A reactive approach—like throwing down gravel or adding temporary trenches—rarely solves the issue. The solution lies in shaping the land and managing water proactively. That’s where retaining walls come in.
The Role of Retaining Walls in Drainage
A well-designed retaining wall doesn’t just hold back soil—it channels water, reduces runoff velocity, and supports long-term landscape health.
Here’s how:
1. Redirecting Surface Water
Retaining walls often include integrated slope adjustments. By breaking up steep terrain into tiers, they slow the flow of water and reduce the momentum that leads to erosion. Instead of a single rush of runoff, water moves in smaller, controlled stages—giving it time to absorb into the soil or move toward a designed outlet.
2. Supporting Subsurface Drainage
Many retaining walls feature built-in drainage systems. These can include:
- Gravel backfill: Placed directly behind the wall to reduce water pressure and promote percolation.
- Drain tiles or perforated pipes: Embedded in the base of the wall to collect and redirect water away from the structure.
- Weep holes: Small openings at the base of the wall that allow water to escape gradually, preventing buildup behind the wall face.
This infrastructure protects the wall from hydrostatic pressure—a silent force that can push, bow, or crack retaining structures over time.
3. Preventing Slope Saturation
In sloped areas, heavy rain can saturate soil, increasing its weight and movement. A retaining wall acts as a stabilizing barrier. With proper engineering, it holds back both the earth and the moisture, preventing landslides, washouts, or slope collapse.
In this role, retaining walls aren’t just landscaping features—they’re safety components, particularly in hilly or flood-prone areas.
Design Considerations for Water Management
If you’re building or upgrading a retaining wall, water flow should be one of the first factors considered in the design.
Choose the Right Materials
Materials make a difference in how a wall handles moisture.
- Natural stone is porous and allows some water movement.
- Interlocking concrete blocks can be stacked with built-in weep channels.
- Timber must be carefully treated to avoid water damage over time.
- Poured concrete is strong but requires engineered drainage to relieve pressure.
The height, location, and exposure of the wall will determine which materials are appropriate for both strength and water control.
Plan Drainage Before You Build
Trying to solve drainage problems after installation is more expensive and less effective. Every wall should have a strategy for:
- Collecting water at its base
- Moving water safely away from critical structures
- Integrating with the overall landscape drainage plan
Whether you're installing a single wall or multiple tiers, each layer should act in harmony with the others, cascading water gently down the landscape.
Use Grading to Your Advantage
Retaining walls and grading go hand-in-hand.
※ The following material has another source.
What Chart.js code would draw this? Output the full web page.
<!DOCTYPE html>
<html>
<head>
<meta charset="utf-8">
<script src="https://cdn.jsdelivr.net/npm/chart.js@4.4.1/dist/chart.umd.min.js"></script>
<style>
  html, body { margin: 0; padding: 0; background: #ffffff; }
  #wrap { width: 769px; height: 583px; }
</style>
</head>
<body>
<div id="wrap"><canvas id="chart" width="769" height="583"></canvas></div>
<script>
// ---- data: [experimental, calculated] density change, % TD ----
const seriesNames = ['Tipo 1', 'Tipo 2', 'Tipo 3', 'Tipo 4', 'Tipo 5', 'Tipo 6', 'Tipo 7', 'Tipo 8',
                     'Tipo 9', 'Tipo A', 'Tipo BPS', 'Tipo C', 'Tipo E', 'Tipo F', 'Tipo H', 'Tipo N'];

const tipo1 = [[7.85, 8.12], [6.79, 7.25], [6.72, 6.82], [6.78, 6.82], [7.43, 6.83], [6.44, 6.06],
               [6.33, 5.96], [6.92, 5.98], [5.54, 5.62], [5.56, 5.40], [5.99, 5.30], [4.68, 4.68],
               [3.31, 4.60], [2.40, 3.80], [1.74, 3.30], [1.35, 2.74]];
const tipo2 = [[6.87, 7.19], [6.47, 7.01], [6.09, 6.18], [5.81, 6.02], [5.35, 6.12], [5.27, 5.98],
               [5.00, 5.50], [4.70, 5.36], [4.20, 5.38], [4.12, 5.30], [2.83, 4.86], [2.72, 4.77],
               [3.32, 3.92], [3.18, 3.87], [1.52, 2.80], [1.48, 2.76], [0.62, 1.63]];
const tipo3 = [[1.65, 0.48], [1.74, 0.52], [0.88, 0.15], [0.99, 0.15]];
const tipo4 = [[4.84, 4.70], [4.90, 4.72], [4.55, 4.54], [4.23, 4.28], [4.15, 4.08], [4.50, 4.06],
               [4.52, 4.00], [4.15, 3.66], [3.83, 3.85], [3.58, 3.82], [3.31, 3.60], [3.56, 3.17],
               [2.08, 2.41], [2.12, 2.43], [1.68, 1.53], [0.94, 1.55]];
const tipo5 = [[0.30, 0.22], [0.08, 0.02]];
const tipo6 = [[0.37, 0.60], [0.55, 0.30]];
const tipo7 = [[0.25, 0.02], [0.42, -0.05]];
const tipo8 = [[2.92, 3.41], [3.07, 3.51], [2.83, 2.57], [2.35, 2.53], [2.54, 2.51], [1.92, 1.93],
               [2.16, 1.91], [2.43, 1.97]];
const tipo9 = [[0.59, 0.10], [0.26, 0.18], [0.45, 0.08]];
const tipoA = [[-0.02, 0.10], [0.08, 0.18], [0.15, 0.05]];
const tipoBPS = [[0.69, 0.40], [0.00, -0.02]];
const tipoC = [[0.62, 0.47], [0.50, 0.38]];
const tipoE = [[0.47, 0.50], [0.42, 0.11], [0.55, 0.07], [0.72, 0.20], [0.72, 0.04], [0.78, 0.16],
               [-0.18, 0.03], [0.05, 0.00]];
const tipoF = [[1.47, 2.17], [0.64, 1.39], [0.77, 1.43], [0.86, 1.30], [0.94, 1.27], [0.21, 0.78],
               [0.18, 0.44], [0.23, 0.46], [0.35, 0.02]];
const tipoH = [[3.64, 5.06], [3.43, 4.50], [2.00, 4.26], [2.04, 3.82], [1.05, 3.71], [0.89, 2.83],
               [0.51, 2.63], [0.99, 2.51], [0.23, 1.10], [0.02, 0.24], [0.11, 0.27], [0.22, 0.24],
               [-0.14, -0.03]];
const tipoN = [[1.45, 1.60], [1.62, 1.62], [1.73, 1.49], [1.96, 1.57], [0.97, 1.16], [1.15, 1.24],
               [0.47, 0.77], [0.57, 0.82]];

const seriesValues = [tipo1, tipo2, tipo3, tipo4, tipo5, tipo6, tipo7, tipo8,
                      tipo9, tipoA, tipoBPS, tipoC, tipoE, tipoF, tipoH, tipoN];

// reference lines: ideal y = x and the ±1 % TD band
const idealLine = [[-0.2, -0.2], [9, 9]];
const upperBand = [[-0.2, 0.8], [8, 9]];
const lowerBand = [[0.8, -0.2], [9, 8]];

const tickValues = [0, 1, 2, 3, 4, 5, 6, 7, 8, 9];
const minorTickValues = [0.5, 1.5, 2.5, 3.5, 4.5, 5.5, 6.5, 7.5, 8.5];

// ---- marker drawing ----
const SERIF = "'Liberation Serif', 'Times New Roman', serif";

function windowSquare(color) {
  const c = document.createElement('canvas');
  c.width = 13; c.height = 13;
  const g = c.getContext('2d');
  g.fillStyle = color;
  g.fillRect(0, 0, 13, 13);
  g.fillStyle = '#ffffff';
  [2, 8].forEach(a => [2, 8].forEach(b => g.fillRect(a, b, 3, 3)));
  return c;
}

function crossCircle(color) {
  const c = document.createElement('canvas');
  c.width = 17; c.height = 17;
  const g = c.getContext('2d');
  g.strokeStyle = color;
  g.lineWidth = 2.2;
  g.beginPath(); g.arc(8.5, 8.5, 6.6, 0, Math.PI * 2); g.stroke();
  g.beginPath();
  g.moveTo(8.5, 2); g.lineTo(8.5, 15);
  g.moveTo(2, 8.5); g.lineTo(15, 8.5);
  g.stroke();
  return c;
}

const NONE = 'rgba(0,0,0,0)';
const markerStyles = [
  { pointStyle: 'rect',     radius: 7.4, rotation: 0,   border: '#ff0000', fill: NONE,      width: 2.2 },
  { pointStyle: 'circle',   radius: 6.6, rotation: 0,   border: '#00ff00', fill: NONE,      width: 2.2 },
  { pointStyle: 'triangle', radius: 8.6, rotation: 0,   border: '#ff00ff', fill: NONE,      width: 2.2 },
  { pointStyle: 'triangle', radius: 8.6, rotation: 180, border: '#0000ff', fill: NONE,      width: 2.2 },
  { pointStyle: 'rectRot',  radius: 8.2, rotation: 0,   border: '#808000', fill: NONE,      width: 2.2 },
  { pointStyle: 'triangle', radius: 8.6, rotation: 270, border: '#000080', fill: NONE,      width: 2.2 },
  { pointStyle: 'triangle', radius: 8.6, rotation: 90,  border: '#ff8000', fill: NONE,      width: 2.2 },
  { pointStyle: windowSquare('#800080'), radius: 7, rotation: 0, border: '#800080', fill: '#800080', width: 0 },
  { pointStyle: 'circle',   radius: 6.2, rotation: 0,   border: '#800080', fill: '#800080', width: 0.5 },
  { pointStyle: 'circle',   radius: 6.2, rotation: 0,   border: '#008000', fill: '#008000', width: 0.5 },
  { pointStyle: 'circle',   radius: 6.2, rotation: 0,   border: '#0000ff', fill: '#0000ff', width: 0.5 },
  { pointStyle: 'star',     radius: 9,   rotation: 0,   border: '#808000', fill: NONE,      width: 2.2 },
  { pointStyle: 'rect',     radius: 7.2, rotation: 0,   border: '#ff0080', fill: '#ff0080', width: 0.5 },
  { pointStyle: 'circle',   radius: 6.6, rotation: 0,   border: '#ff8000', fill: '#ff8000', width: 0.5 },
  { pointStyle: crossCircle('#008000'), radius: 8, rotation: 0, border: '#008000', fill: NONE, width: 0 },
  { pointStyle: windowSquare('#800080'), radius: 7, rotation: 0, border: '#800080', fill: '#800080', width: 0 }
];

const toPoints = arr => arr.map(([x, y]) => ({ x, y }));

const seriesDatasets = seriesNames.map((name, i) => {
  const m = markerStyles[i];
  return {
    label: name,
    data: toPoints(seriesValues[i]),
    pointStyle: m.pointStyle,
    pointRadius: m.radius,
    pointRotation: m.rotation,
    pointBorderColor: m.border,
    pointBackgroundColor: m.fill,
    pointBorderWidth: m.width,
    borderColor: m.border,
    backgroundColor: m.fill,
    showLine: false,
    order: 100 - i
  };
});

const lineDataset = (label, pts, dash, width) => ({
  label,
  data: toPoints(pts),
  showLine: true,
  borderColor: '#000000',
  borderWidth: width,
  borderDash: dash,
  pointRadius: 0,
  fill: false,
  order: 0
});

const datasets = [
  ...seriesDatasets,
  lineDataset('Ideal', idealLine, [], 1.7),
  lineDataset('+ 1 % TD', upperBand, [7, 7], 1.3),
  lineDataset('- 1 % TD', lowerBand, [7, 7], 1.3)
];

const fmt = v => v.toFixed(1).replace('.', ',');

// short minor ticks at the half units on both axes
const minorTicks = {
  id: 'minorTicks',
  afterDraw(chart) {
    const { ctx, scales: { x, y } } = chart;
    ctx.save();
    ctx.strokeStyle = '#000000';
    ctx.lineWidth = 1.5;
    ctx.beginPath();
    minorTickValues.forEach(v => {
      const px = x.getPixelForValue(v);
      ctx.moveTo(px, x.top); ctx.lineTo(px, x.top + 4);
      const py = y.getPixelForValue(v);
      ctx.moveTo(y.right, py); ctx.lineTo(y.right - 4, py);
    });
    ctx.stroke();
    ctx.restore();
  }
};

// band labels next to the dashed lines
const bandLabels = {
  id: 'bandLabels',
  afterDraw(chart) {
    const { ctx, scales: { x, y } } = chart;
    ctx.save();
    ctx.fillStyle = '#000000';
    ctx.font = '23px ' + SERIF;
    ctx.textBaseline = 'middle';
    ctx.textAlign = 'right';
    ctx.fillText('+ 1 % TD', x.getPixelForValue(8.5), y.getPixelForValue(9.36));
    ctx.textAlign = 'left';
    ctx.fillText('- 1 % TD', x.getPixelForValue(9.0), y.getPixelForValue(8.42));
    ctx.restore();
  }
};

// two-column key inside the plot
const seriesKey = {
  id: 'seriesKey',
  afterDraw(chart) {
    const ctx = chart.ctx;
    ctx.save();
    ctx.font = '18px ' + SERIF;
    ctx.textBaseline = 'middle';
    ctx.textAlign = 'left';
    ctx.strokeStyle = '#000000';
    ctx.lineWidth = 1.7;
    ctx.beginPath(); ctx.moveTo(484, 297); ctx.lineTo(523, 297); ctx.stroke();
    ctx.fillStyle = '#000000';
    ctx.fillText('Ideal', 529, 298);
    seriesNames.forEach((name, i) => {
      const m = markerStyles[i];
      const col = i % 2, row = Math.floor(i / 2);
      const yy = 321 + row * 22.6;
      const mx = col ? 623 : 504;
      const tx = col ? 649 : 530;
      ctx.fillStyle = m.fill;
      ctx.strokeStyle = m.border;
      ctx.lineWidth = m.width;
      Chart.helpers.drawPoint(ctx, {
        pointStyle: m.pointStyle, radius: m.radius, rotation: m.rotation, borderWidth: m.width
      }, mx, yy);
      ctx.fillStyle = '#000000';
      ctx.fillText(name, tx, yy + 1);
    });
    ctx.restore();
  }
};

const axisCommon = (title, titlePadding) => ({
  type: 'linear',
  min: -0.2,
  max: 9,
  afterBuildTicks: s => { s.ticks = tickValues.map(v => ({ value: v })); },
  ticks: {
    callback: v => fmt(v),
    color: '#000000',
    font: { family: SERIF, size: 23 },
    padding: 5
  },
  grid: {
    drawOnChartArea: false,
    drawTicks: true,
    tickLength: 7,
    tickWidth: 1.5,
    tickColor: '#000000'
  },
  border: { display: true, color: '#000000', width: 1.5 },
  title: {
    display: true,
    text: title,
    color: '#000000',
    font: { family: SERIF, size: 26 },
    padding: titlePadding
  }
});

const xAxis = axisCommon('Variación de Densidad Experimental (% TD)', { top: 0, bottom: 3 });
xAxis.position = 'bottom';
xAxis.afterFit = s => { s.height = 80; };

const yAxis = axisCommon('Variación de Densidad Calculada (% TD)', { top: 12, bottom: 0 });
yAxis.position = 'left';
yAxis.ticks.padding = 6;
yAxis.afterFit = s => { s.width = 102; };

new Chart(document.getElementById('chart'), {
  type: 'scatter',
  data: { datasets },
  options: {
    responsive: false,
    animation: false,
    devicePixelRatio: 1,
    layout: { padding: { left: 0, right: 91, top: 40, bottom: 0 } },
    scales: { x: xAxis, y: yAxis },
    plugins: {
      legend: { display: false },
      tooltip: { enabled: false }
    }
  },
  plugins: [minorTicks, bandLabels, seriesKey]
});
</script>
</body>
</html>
Slopes should be adjusted to direct surface water into desired channels or toward dry wells. Small adjustments in grade can make a huge difference in preventing runoff from overwhelming one area of your yard.
Enhancing Performance with Complementary Features
Retaining walls work best when supported by other landscape elements designed with drainage in mind.
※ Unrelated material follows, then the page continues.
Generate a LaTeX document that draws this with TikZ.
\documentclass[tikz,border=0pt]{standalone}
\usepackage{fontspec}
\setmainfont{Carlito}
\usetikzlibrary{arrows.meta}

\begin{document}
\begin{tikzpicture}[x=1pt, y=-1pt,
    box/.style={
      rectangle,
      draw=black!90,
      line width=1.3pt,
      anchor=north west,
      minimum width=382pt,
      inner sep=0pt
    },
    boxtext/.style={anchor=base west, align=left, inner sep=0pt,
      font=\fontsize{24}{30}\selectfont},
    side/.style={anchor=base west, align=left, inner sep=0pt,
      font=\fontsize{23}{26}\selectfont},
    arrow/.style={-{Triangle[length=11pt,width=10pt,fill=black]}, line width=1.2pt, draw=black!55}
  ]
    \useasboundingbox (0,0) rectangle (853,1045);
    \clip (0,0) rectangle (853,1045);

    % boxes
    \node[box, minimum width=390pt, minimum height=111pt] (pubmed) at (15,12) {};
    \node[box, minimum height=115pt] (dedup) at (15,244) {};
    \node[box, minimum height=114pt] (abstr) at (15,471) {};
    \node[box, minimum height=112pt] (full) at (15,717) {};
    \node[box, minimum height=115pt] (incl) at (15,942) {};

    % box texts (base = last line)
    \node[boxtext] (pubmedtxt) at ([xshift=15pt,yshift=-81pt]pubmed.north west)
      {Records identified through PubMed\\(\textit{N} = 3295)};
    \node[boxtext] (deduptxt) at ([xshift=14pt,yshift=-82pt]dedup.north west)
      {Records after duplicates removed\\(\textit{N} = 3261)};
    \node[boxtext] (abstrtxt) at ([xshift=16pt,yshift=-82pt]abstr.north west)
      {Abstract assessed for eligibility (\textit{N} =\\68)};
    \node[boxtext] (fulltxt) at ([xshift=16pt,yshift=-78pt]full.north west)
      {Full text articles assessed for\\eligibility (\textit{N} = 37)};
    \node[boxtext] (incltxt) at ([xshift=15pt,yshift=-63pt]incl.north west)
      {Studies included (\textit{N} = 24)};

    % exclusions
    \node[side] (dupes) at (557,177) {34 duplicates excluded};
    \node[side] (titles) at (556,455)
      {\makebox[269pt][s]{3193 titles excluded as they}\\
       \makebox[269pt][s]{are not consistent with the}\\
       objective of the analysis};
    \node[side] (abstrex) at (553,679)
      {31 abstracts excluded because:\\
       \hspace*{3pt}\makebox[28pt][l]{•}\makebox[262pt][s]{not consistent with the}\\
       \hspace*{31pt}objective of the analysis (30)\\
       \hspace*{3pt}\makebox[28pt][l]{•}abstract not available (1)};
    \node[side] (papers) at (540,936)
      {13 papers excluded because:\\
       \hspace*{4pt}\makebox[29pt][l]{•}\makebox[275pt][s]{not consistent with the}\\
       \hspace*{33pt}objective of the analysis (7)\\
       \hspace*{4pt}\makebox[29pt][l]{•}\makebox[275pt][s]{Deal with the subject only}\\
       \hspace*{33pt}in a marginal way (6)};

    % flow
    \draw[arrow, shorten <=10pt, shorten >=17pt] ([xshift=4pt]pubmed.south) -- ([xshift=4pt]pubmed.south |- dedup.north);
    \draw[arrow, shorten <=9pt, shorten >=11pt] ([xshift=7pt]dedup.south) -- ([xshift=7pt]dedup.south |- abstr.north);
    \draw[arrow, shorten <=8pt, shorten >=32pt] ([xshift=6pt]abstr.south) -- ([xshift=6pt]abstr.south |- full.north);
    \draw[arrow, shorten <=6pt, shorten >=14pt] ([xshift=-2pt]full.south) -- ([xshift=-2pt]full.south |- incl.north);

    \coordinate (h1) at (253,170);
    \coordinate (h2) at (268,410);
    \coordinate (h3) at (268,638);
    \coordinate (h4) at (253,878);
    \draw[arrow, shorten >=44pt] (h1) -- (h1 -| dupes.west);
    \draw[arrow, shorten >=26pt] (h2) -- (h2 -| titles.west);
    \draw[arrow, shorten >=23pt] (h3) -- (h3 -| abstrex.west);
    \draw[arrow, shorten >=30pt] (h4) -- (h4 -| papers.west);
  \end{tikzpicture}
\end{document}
- French drains can move water underground from one side of the property to the other.
- Swales (shallow, grass-lined channels) guide surface water without causing erosion.
- Rain gardens capture runoff in designated planting zones, reducing water velocity and filtering pollutants.
- Permeable pavers allow water to soak into the ground rather than pool on hard surfaces.
These additions work in concert with retaining walls to create a landscape that is both beautiful and water-resilient.
When to Consider a Drainage-Focused Retaining Wall
You may want to consult professional landscapers in Central Arizona if you’re experiencing:
- Water pooling near the base of an existing wall
- Visible erosion or shifting soil
- Foundation cracks or leaks after heavy rains
- Soft, muddy zones that never dry
- Repeated landscape damage after storms
The earlier these signs are addressed, the easier and more affordable the fix. Waiting too long can compromise both the yard and the structures around it.
K-Ler Landworks has seen firsthand how retaining walls can shift from a visual asset to a structural necessity. In properly designed landscapes, these walls are never just about looks—they’re part of a larger system that keeps everything working year after year.
Final Thoughts
Rain is inevitable, but landscape damage doesn’t have to be. By planning drainage into your yard’s design—especially through the smart use of retaining walls—you protect your plants, your soil, your structures, and your investment.
Good landscaping isn’t just about how a space looks on a sunny day. It’s about how it performs when the weather turns. The right walls, placed with intention and engineered with care, create a yard that can handle both beauty and the elements.
Whether you're reshaping a slope, building new features, or just looking to improve how your yard handles water, a drainage-conscious approach will keep your landscape thriving—rain or shine.